No matter cpu unsupported with Clover you can boot it regardless the error, I advice you to don’t use the Clover pkg it’s risky on a real mac, maybe safer to mount ESP partition and copy manually the Clover folder into the EFI folder mounted.
Advice for everyone, unless you are very expert and know what are doing, don’t use Clover on real mac, neither mount ESP, very very dangerous.
Right, so far on my Eight core the SMBIOS setting seem to be really picky. Both my Quad Core 2.8 Ghz 2008 Mac Pro and my Eight Core 3.2 Ghz 2008 Mac Pro were given to me cheap. So if I tear one up its not a huge loss. My changes are minimal. It's weird that the default config of clover's iMac setting and firmware work out of the box. So does the Mac Pro 3,1 settings.
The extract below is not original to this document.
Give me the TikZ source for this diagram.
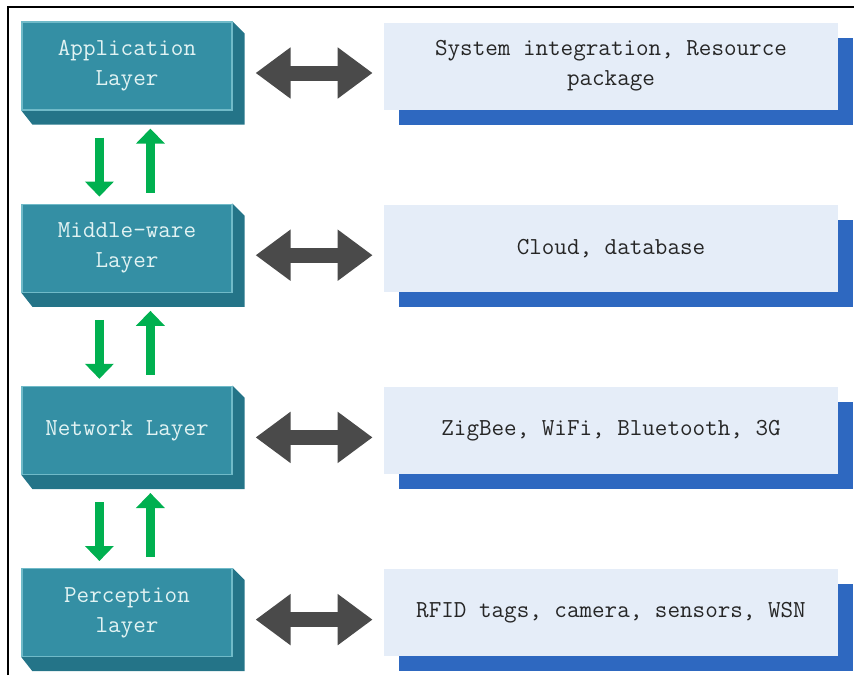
\documentclass[tikz,border=0pt]{standalone}
\usepackage{fontspec}
\usetikzlibrary{arrows.meta, positioning, shadows, backgrounds}

\definecolor{tealfront}{RGB}{52,143,164}
\definecolor{tealside}{RGB}{36,116,136}
\definecolor{tealedge}{RGB}{112,186,200}
\definecolor{layertext}{RGB}{226,243,243}
\definecolor{paleblue}{RGB}{229,237,248}
\definecolor{shadowblue}{RGB}{46,104,192}
\definecolor{arrowgray}{RGB}{74,74,74}
\definecolor{flowgreen}{RGB}{0,176,80}

\begin{document}
\begin{tikzpicture}[
                layer/.style={draw=tealedge, line width=0.6pt, fill=tealfront,
                              minimum width=105pt, minimum height=44pt, inner sep=0pt,
                              align=center, text=layertext,
                              font=\ttfamily\fontsize{12.2}{15}\selectfont},
                role/.style={fill=paleblue, minimum width=227pt, minimum height=43.5pt,
                             inner sep=0pt, align=center, text=black!85,
                             font=\ttfamily\fontsize{12.2}{15}\selectfont,
                             general shadow={fill=shadowblue, shadow xshift=7.5pt, shadow yshift=-7.5pt}},
                link/.style={{Triangle[length=17.5pt, width=24.5pt]}-{Triangle[length=17.5pt, width=24.5pt]},
                             line width=7.5pt, arrowgray},
                flow/.style={-{Triangle[length=7.5pt, width=14pt]}, line width=4.5pt, flowgreen}]

                \useasboundingbox (0,0) rectangle (427pt,-337.5pt);

                % Frame
                \draw[line width=1pt] (4pt,-337.5pt) -- (4pt,-3.7pt) -- (427pt,-3.7pt);

                % Layers - left side
                \node[layer] (app) at (63.5pt,-33pt) {Application\\Layer};
                \node[layer, below=46.5pt of app] (mid) {Middle-ware\\Layer};
                \node[layer, below=46.5pt of mid] (net) {Network Layer};
                \node[layer, below=46.5pt of net] (per) {Perception\\layer};

                % Block depth behind the layers
                \begin{scope}[on background layer]
                    \foreach \n in {app, mid, net, per}
                        \fill[tealside] (\n.north east) -- ([shift={(6pt,-6pt)}]\n.north east)
                            -- ([shift={(6pt,-7pt)}]\n.south east) -- ([shift={(5.5pt,-7pt)}]\n.south west)
                            -- (\n.south west) -- cycle;
                \end{scope}

                % Technologies - right side
                \node[role, right=75.5pt of app] (sys) {System integration, Resource\\package};
                \node[role, right=75.5pt of mid] (cloud) {Cloud, database};
                \node[role, right=75.5pt of net] (radio) {ZigBee, WiFi, Bluetooth, 3G};
                \node[role, right=75.5pt of per] (sense) {RFID tags, camera, sensors, WSN};

                % Two-way links (gray)
                \draw[link] ([shift={(11.5pt,-3.5pt)}]app.east) -- ([shift={(-5.5pt,-3.5pt)}]sys.west);
                \draw[link] ([shift={(11.5pt,-3.5pt)}]mid.east) -- ([shift={(-5.5pt,-3.5pt)}]cloud.west);
                \draw[link] ([shift={(11.5pt,-3.5pt)}]net.east) -- ([shift={(-5.5pt,-3.5pt)}]radio.west);
                \draw[link] ([shift={(11.5pt,-3.5pt)}]per.east) -- ([shift={(-5.5pt,-3.5pt)}]sense.west);

                % Data flow between layers (green)
                \draw[flow] ([shift={(39pt,-13.5pt)}]app.south west) -- ([shift={(39pt,3.5pt)}]mid.north west);
                \draw[flow] ([shift={(64.5pt,5.5pt)}]mid.north west) -- ([shift={(64.5pt,-9pt)}]app.south west);
                \draw[flow] ([shift={(39pt,-13.5pt)}]mid.south west) -- ([shift={(39pt,3.5pt)}]net.north west);
                \draw[flow] ([shift={(64.5pt,5.5pt)}]net.north west) -- ([shift={(64.5pt,-9pt)}]mid.south west);
                \draw[flow] ([shift={(39pt,-13.5pt)}]net.south west) -- ([shift={(39pt,3.5pt)}]per.north west);
                \draw[flow] ([shift={(64.5pt,5.5pt)}]per.north west) -- ([shift={(64.5pt,-9pt)}]net.south west);
            \end{tikzpicture}
\end{document}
Mac Pro 5,1 settings the Eight core reboots with after unsupported CPU messages on the 8-core. Going to go back to the Quad and try to perfect some magic there and see if it was beginners luck.
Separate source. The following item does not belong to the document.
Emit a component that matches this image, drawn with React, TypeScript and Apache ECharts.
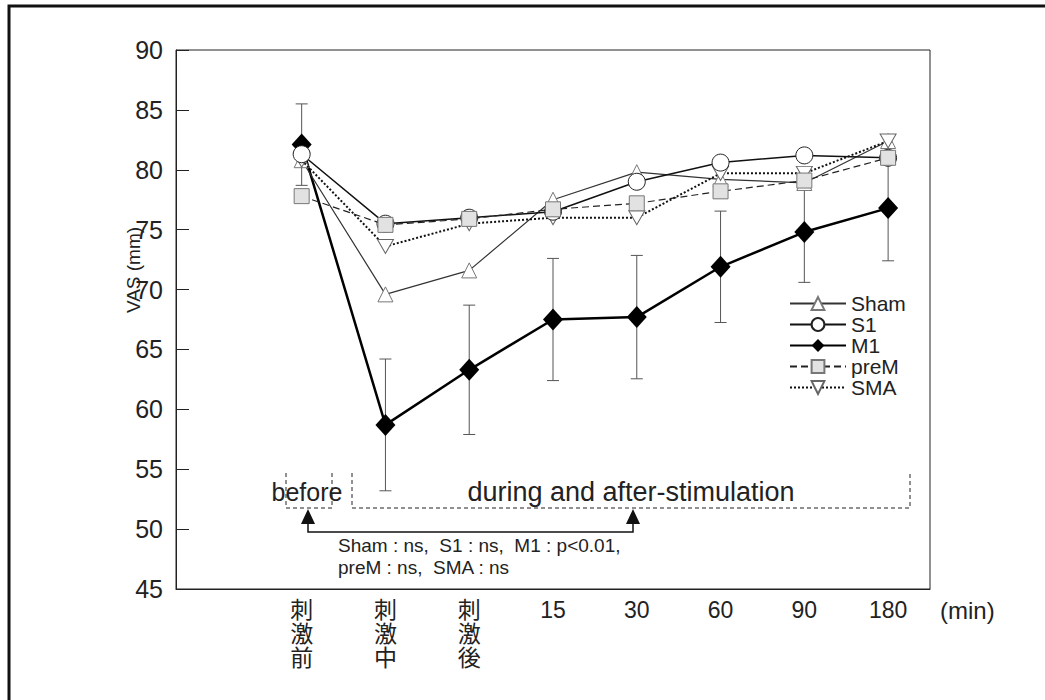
import React, { useEffect, useRef } from "react";
import * as echarts from "echarts";

const categories = ["", "刺\n激\n前", "刺\n激\n中", "刺\n激\n後", "15", "30", "60", "90", "180"];
const yTicks = [45, 50, 55, 60, 65, 70, 75, 80, 85, 90];
const sham = [null, 80.8, 69.6, 71.6, 77.5, 79.8, 79.2, 78.9, 82.4];
const s1 = [null, 81.3, 75.5, 76.0, 76.5, 79.0, 80.6, 81.2, 81.0];
const m1 = [null, 82.1, 58.7, 63.3, 67.5, 67.7, 71.9, 74.8, 76.8];
const preM = [null, 77.8, 75.4, 75.9, 76.7, 77.2, 78.2, 79.1, 81.0];
const sma = [null, 80.8, 73.6, 75.5, 76.0, 76.0, 79.7, 79.7, 82.4];
const m1Err = [null, 3.4, 5.5, 5.4, 5.1, 5.15, 4.65, 4.2, 4.4];

const FONT = "'Liberation Sans', 'Noto Sans CJK JP', sans-serif";

export default function App() {
  const ref = useRef<HTMLDivElement>(null);
  useEffect(() => {
    if (!ref.current) return;
    const chart = echarts.init(ref.current, null, { renderer: "svg" });
    const errData = m1
      .map((v, i) => (v == null ? null : [i, v, m1Err[i]]))
      .filter((d) => d != null);
    const dash = [4, 3];
    chart.setOption({
      animation: false,
      backgroundColor: "#fff",
      textStyle: { fontFamily: FONT },
      grid: {
        left: 176,
        top: 50,
        right: 115,
        bottom: 111,
        show: true,
        borderColor: "#222",
        borderWidth: 1,
      },
      legend: {
        orient: "vertical",
        left: 784,
        top: 288,
        itemWidth: 56,
        itemHeight: 16,
        itemGap: 0,
        data: ["Sham", "S1", "M1", "preM", "SMA"],
        textStyle: { fontSize: 21, lineHeight: 18, color: "#222", fontFamily: FONT },
      },
      xAxis: {
        type: "category",
        data: categories,
        boundaryGap: true,
        axisLine: { lineStyle: { color: "#222", width: 1 } },
        axisTick: { inside: true, alignWithLabel: true, length: 10, lineStyle: { color: "#222" } },
        axisLabel: {
          fontSize: 23,
          lineHeight: 24,
          color: "#222",
          margin: 9,
          interval: 0,
          fontFamily: FONT,
        },
        splitLine: { show: false },
      },
      yAxis: {
        type: "value",
        min: yTicks[0],
        max: yTicks[yTicks.length - 1],
        interval: 5,
        axisLine: { show: true, lineStyle: { color: "#222", width: 1 } },
        axisTick: { show: true, inside: true, length: 13, lineStyle: { color: "#222" } },
        axisLabel: { fontSize: 25, color: "#222", margin: 13, fontFamily: FONT },
        splitLine: { show: false },
      },
      graphic: [
        {
          type: "rect",
          silent: true,
          shape: { x: 9, y: 6, width: 1200, height: 900 },
          style: { fill: "none", stroke: "#111", lineWidth: 3 },
        },
        {
          type: "text",
          x: 133,
          y: 270,
          rotation: Math.PI / 2,
          style: {
            text: "VAS (mm)",
            fontSize: 19,
            fill: "#222",
            fontFamily: FONT,
            align: "center",
            verticalAlign: "middle",
          },
        },
        {
          type: "text",
          x: 940,
          y: 598,
          style: { text: "(min)", fontSize: 24, fill: "#222", fontFamily: FONT, align: "left", verticalAlign: "top" },
        },
        {
          type: "text",
          x: 307,
          y: 492,
          style: { text: "before", fontSize: 25, fill: "#222", fontFamily: FONT, align: "center", verticalAlign: "middle" },
        },
        {
          type: "text",
          x: 631,
          y: 492,
          style: {
            text: "during and after-stimulation",
            fontSize: 27,
            fill: "#222",
            fontFamily: FONT,
            align: "center",
            verticalAlign: "middle",
          },
        },
        {
          type: "polyline",
          shape: { points: [[286, 473], [286, 508], [332, 508], [332, 473]] },
          style: { stroke: "#222", lineWidth: 1, lineDash: dash, fill: "none" },
        },
        {
          type: "polyline",
          shape: { points: [[352, 473], [352, 508], [910, 508], [910, 473]] },
          style: { stroke: "#222", lineWidth: 1, lineDash: dash, fill: "none" },
        },
        {
          type: "polygon",
          shape: { points: [[308, 509], [301, 524], [315, 524]] },
          style: { fill: "#111" },
        },
        {
          type: "polygon",
          shape: { points: [[633, 509], [626, 524], [640, 524]] },
          style: { fill: "#111" },
        },
        {
          type: "polyline",
          shape: { points: [[308, 524], [308, 532], [633, 532], [633, 524]] },
          style: { stroke: "#111", lineWidth: 1.5, fill: "none" },
        },
        {
          type: "text",
          x: 338,
          y: 545,
          style: {
            text: "Sham : ns,  S1 : ns,  M1 : p<0.01,",
            fontSize: 19,
            fill: "#222",
            fontFamily: FONT,
            align: "left",
            verticalAlign: "middle",
          },
        },
        {
          type: "text",
          x: 338,
          y: 567,
          style: {
            text: "preM : ns,  SMA : ns",
            fontSize: 19,
            fill: "#222",
            fontFamily: FONT,
            align: "left",
            verticalAlign: "middle",
          },
        },
      ],
      series: [
        {
          type: "custom",
          name: "M1 SD",
          z: 1,
          silent: true,
          data: errData,
          renderItem: (params: any, api: any) => {
            const x = api.value(0);
            const y = api.value(1);
            const e = api.value(2);
            const top = api.coord([x, y + e]);
            const bot = api.coord([x, y - e]);
            const h = 6;
            const st = { stroke: "#555", lineWidth: 1 };
            return {
              type: "group",
              children: [
                { type: "line", shape: { x1: top[0], y1: top[1], x2: bot[0], y2: bot[1] }, style: st },
                { type: "line", shape: { x1: top[0] - h, y1: top[1], x2: top[0] + h, y2: top[1] }, style: st },
                { type: "line", shape: { x1: bot[0] - h, y1: bot[1], x2: bot[0] + h, y2: bot[1] }, style: st },
              ],
            };
          },
        },
        {
          name: "M1",
          type: "line",
          z: 2,
          data: m1,
          symbol: "diamond",
          symbolSize: [20, 22],
          lineStyle: { color: "#000", width: 2.5, type: "solid" },
          itemStyle: { color: "#000", borderColor: "#000", borderWidth: 0 },
        },
        {
          name: "Sham",
          type: "line",
          z: 3,
          data: sham,
          symbol: "triangle",
          symbolSize: 15,
          lineStyle: { color: "#333", width: 1.2, type: "solid" },
          itemStyle: { color: "#fff", borderColor: "#777", borderWidth: 1 },
        },
        {
          name: "SMA",
          type: "line",
          z: 4,
          data: sma,
          symbol: "path://M0,0L20,0L10,18Z",
          symbolSize: [16, 14],
          lineStyle: { color: "#111", width: 2, type: [2, 2] },
          itemStyle: { color: "#fff", borderColor: "#666", borderWidth: 1 },
        },
        {
          name: "S1",
          type: "line",
          z: 5,
          data: s1,
          symbol: "circle",
          symbolSize: 17,
          lineStyle: { color: "#111", width: 1.5, type: "solid" },
          itemStyle: { color: "#fff", borderColor: "#222", borderWidth: 1 },
        },
        {
          name: "preM",
          type: "line",
          z: 6,
          data: preM,
          symbol: "rect",
          symbolSize: 15,
          lineStyle: { color: "#222", width: 1.2, type: [7, 4] },
          itemStyle: { color: "#e2e2e2", borderColor: "#777", borderWidth: 1 },
        },
      ],
    });
    return () => chart.dispose();
  }, []);
  return (
    <div
      ref={ref}
      style={{ position: "absolute", left: 0, top: 0, width: 1045, height: 700, background: "#fff" }}
    />
  );
}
I've been looking for ways to do the same thing without using Clover. I found you can change the Computer name like "MacBook Pro (Retina, 15-inch, Mid 2014) to something else in a .plist file. I have not found where that can be changed in the System Report of if you can change via .plist if the store will see it or not. Clover when it works does a great job changing those values out and the downloader and store will think you are on a real system. And its install disk is bootable. Could also try making a boot disk from the installer from the command line.
Update:
Okay, I figured out what "patches" I needed to get a Mac Pro 3,1 to mimic any Mac under the sun using Clover v2. I am currently have it set to Mac Pro (Late 2013) Mac Pro 6,1. How it Did it was, do a very basic install of Clover v2 on an GUID Partition, preferably one that you can blow up. Mine is a super old ATA drive that I keep in the spare bay. This is great place to put a bootloader disk. After realizing the default config.plist for in the Clover folder booted up and did its thing as an iMac. I then just duplicated and modified that file using Clover Configurator (Global Edition) and only change the SMBIOS to that Mac that you want to be like. Now there are several ACPI flags that clover sets automatically, simply leave all that stuff alone and your Mac Pro 3,1 can now be a Mac Pro 5,1 6,1 Mac mini etc etc. Will try the same config.plist on my Eight Core and see if it does the same thing. Now there may be a flag that we need for Mojave. My next step is to redownload Mojave , reinstall and possibly clone its installer disk when it makes one to capture its base system to see if anything can be learned from it. And also I will install High Sierra without any patches and see how it goes too. I am hoping to uncover something great. I'm actually gonna work with High Sierra first for a bit to see what I can learn along the way and might make it easier to get Mojave running on the Mac Pro 3,1 there after.